Beauty is in the eye of the beholder… In the West, my ‘look’ was a hit straightaway. In China it was years till people accepted me. Chinese people think I’m ugly. My eyes are too small, my mouth is too big and Chinese people don’t like freckles. I don’t care. I’ve gone on my way without looking back.
I was born on 19th October 1981, in a small village in the province of Jiangxi, in the southwest, a place surrounded by mountains, on the banks of the Changjiang (Yangtze river). My father was a hairdresser; he charged 2 yuan for a haircut. My mother was a part-time worker at the local factory. We ate meat once a week, and of course at Chinese New Year. Often people say to me that life must have been hard. For me, to be rich was to be able to buy sweets. To have two apples to eat was the definition of happiness.
I knew nothing about fashion. On our old black and white television set we could only receive one Chinese station. All my friends spent their time putting on make up, making themselves beautiful, talking about clothes. I was one metre seventy-eight tall and a bit of a tomboy. I used to bunk off school to hang out by the lake or walk in the mountains. My parents worried about me all the time. ‘You should go and see a fortune teller’, my mother would say. I always refused.
Eventually, at the end of their tether, they sent me to the Lanshan ballet school. They were probably worried that I was going to end up a spinster. That was when I was picked to represent the town in a modelling competition taking place in Beijing, along with five other local girls. I was sixteen years old and I had never been to the capital. The competition was tight: young women representing 45 countries and regions, each more beautiful than the next. I could tell that the judges didn’t know what to make of me. In their eyes I was neither beautiful nor ugly. I was just different, which was why in the end I came second in the competition. Different – that was the word that from then on was always used to describe me.
I called my mother to tell her that I was going to try my luck in Beijing, that I wasn’t coming home. I asked her if she could send me some money. She borrowed 1,500 yuan from everyone in the village. Enough to survive for four months in a tiny studio and to eat in a cheap restaurant every day. I found a job pretty quickly. I was offered 300 yuan a day to wear a qipao, an elegant Chinese dress, in the café of the City Hotel. One evening the editor of Miss Magazine, who was sitting there in the middle of all the bustle, asked me if I had a ‘book’. A what ? I didn’t even know what it meant. The next morning I had a meeting at his office for my first casting. That is where I met my two guardian angels. Tony Li is the top hairdresser in Beijing. Feng Hai is a very famous photographer. They watched me for a while. They asked me to stand up, to turn around. Then they smiled. I was embarassed. It was the first time that I experienced that thrilling feeling of someone looking at me because they found me beautiful… From that day on they took care of me as though they were my older brothers. On July 28th 1999 I did my first shoot. No make up, just some baby oil on my face, my freckles, undisguised, highlighted beneath my cat’s eyes. It was like a bomb went off: Paris Match, Elle, all the magazines snatched up the pictures. Without realising it I had set off a small revolution in the staid world of Chinese fashion. ‘How could such an ugly girl be considered attractive by so many? She can’t be Chinese, she must be Korean …’

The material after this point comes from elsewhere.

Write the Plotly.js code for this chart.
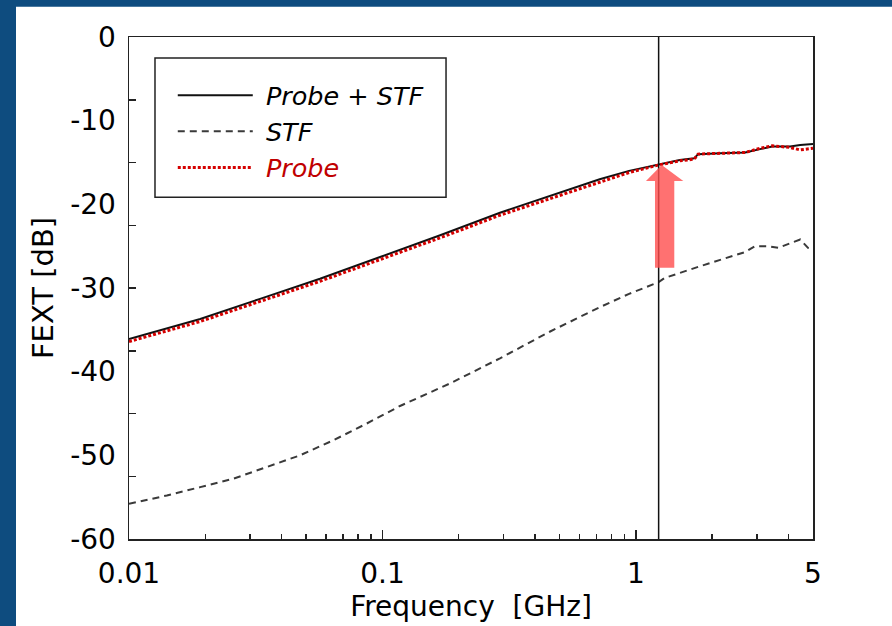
<!DOCTYPE html>
<html>
<head>
<meta charset="utf-8">
<script src="https://cdn.plot.ly/plotly-3.0.1.min.js"></script>
<style>
  html, body { margin: 0; padding: 0; background: #0e4c7f; }
  #chart { width: 892px; height: 626px; }
</style>
</head>
<body>
<div id="chart"></div>
<script>
// ---- data ----
const mainFreq = [0.01, 0.0191, 0.0329, 0.0567, 0.0979, 0.169, 0.291, 0.502, 0.72, 0.94, 1.23, 1.49, 1.70, 1.76, 2.15, 2.70, 3.09, 3.45, 4.06, 4.45, 5.0];
const probeStf = [-36.1, -33.7, -31.3, -28.9, -26.3, -23.7, -21.0, -18.6, -17.0, -16.0, -15.2, -14.7, -14.5, -14.0, -13.9, -13.8, -13.4, -13.1, -13.1, -12.9, -12.8];
const probe    = [-36.4, -34.0, -31.6, -29.2, -26.6, -24.0, -21.3, -18.9, -17.3, -16.2, -15.3, -14.8, -14.6, -14.0, -13.9, -13.8, -13.3, -13.0, -13.2, -13.5, -13.3];

const stfFreq = [0.01, 0.0141, 0.0191, 0.0258, 0.0349, 0.0473, 0.064, 0.0867, 0.1173, 0.185, 0.291, 0.459, 0.72, 0.94, 1.23, 1.30, 1.79, 2.70, 2.95, 3.33, 3.65, 4.45, 4.78, 5.0];
const stf     = [-55.8, -54.8, -53.8, -52.8, -51.4, -50.0, -48.2, -46.2, -44.1, -41.4, -38.4, -35.2, -32.3, -30.7, -29.3, -28.8, -27.4, -25.7, -25.0, -25.0, -25.2, -24.2, -25.2, -25.4];

const seriesNames = ['Probe + STF', 'STF', 'Probe'];
const markerFreq = 1.23;  // vertical marker line [GHz]

const xTickVals = [0.01, 0.1, 1, 5];
const xTickText = ['0.01', '0.1', '1', '5'];
const xMinorVals = [0.02, 0.03, 0.04, 0.05, 0.06, 0.07, 0.08, 0.09, 0.2, 0.3, 0.4, 0.5, 0.6, 0.7, 0.8, 0.9, 2, 3, 4];
const yTickVals = [0, -10, -20, -30, -40, -50, -60];
const yTickText = ['0', '-10', '-20', '-30', '-40', '-50', '-60'];
const yMinorVals = [-7.5, -15, -22.5, -30, -37.5, -45, -52.5];

const FONT = 'DejaVu Sans, Liberation Sans, Arial, sans-serif';
const NB = '\u00a0';
const PAD4 = NB + NB + NB + NB;

const traces = [
  { x: mainFreq, y: probeStf, name: NB + seriesNames[0], mode: 'lines',
    line: { color: '#111111', width: 2 } },
  { x: stfFreq, y: stf, name: NB + seriesNames[1], mode: 'lines',
    line: { color: '#3a3a3a', width: 2, dash: '7px,5px' } },
  { x: mainFreq, y: probe, name: NB + '<span style="color:#c00000">' + seriesNames[2] + '</span>', mode: 'lines',
    line: { color: '#d40000', width: 3, dash: '3px,2px' } }
];

const layout = {
  width: 892, height: 626,
  margin: { l: 129, r: 79, t: 37, b: 87 },
  paper_bgcolor: '#0e4c7f',
  plot_bgcolor: '#ffffff',
  font: { family: FONT, color: '#000000', size: 28 },
  showlegend: true,
  legend: {
    x: 0.064, y: 0.93, xanchor: 'left', yanchor: 'top',
    bgcolor: 'rgba(0,0,0,0)', borderwidth: 0,
    font: { family: FONT, size: 25.5, style: 'italic', color: '#000000' },
    itemwidth: 75, tracegroupgap: 0
  },
  xaxis: {
    type: 'log', range: [-2, Math.log10(5)],
    tickmode: 'array', tickvals: xTickVals, ticktext: xTickText,
    ticks: 'inside', ticklen: 9, tickwidth: 1.5, tickcolor: '#222',
    showgrid: false, zeroline: false,
    showline: true, mirror: true, linecolor: '#222', linewidth: 1.5,
    ticklabelstandoff: 9,
    tickfont: { family: FONT, size: 28, color: '#000' },
    minor: { tickmode: 'array', tickvals: xMinorVals, ticks: 'inside', ticklen: 5, tickwidth: 1.5, tickcolor: '#222', showgrid: false },
    title: { text: 'Frequency' + NB + ' [GHz]' + PAD4, font: { family: FONT, size: 28, color: '#000' }, standoff: 2 }
  },
  yaxis: {
    range: [-60, 0],
    tickmode: 'array', tickvals: yTickVals, ticktext: yTickText,
    ticks: '', showgrid: false, zeroline: false,
    showline: true, mirror: true, linecolor: '#222', linewidth: 1.5,
    ticklabelstandoff: 6,
    tickfont: { family: FONT, size: 28, color: '#000' },
    minor: { tickmode: 'array', tickvals: yMinorVals, ticks: 'inside', ticklen: 7, tickwidth: 1.5, tickcolor: '#222', showgrid: false },
    title: { text: 'FEXT [dB]' + PAD4, font: { family: FONT, size: 29, color: '#000' }, standoff: 8 }
  },
  shapes: [
    // white panel over the blue backdrop
    { type: 'rect', xref: 'paper', yref: 'paper', x0: -0.1652, x1: 1.12, y0: -0.18, y1: 1.0604,
      fillcolor: '#ffffff', line: { width: 0 }, layer: 'below' },
    // legend frame
    { type: 'rect', xref: 'paper', yref: 'paper', x0: 0.0380, x1: 0.4635, y0: 0.6809, y1: 0.9581,
      fillcolor: 'rgba(0,0,0,0)', line: { color: '#222', width: 1.5 }, layer: 'above' },
    // vertical marker line
    { type: 'line', xref: 'x', yref: 'paper', x0: markerFreq, x1: markerFreq, y0: 0, y1: 1,
      line: { color: '#111', width: 1.5 }, layer: 'above' },
    // red up-arrow
    { type: 'path', xref: 'paper', yref: 'paper',
      path: 'M 0.7690 0.5405 L 0.7972 0.5405 L 0.7972 0.7133 L 0.8104 0.7133 L 0.7788 0.7451 L 0.7558 0.7133 L 0.7690 0.7133 Z',
      fillcolor: '#ff4d4d', opacity: 0.8, line: { width: 0 }, layer: 'above' }
  ]
};

Plotly.newPlot('chart', traces, layout, { displayModeBar: false, staticPlot: true });
</script>
</body>
</html>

At the beginning my life as a model wasn’t easy. In Beijing I was snubbed by several agencies. Other models looked me up and down with an air of frank distaste. In 2000, the Metropolitan agency spotted me at the Beijing Hotel. They assured me I had a promising future. It took three months to get a passport from my village. I was the first ever! I left for Paris, my mind empty, feeling lost. It was too fast. I was like a blank sheet of paper. Tony and Feng, who were now my agents, guided me through it, little by little. I knew absolutely nothing about French culture. I didn’t talk for the first three months. It would take me hours to get to a casting a few minutes from my apartment. As for the food… That first year I think I must have eaten a hundred eggs a month!
Six years later I am a totally different person.
Today I speak English, as well as a bit of lousy French with my boyfriend. I am happy anywhere I go, from New York to Beijing, London to Marrakech. I bought a house for my parents in Beijing and I have paid off my brother’s and my sister’s student loans. In China you don’t talk a lot about your emotions but you take care of your family. It’s both principle and necessity.
You have to work hard, no one is going to hold your hand. I’m the eldest daughter; I’m responsible for the whole family. As long as things are going well for me, things will be okay for them.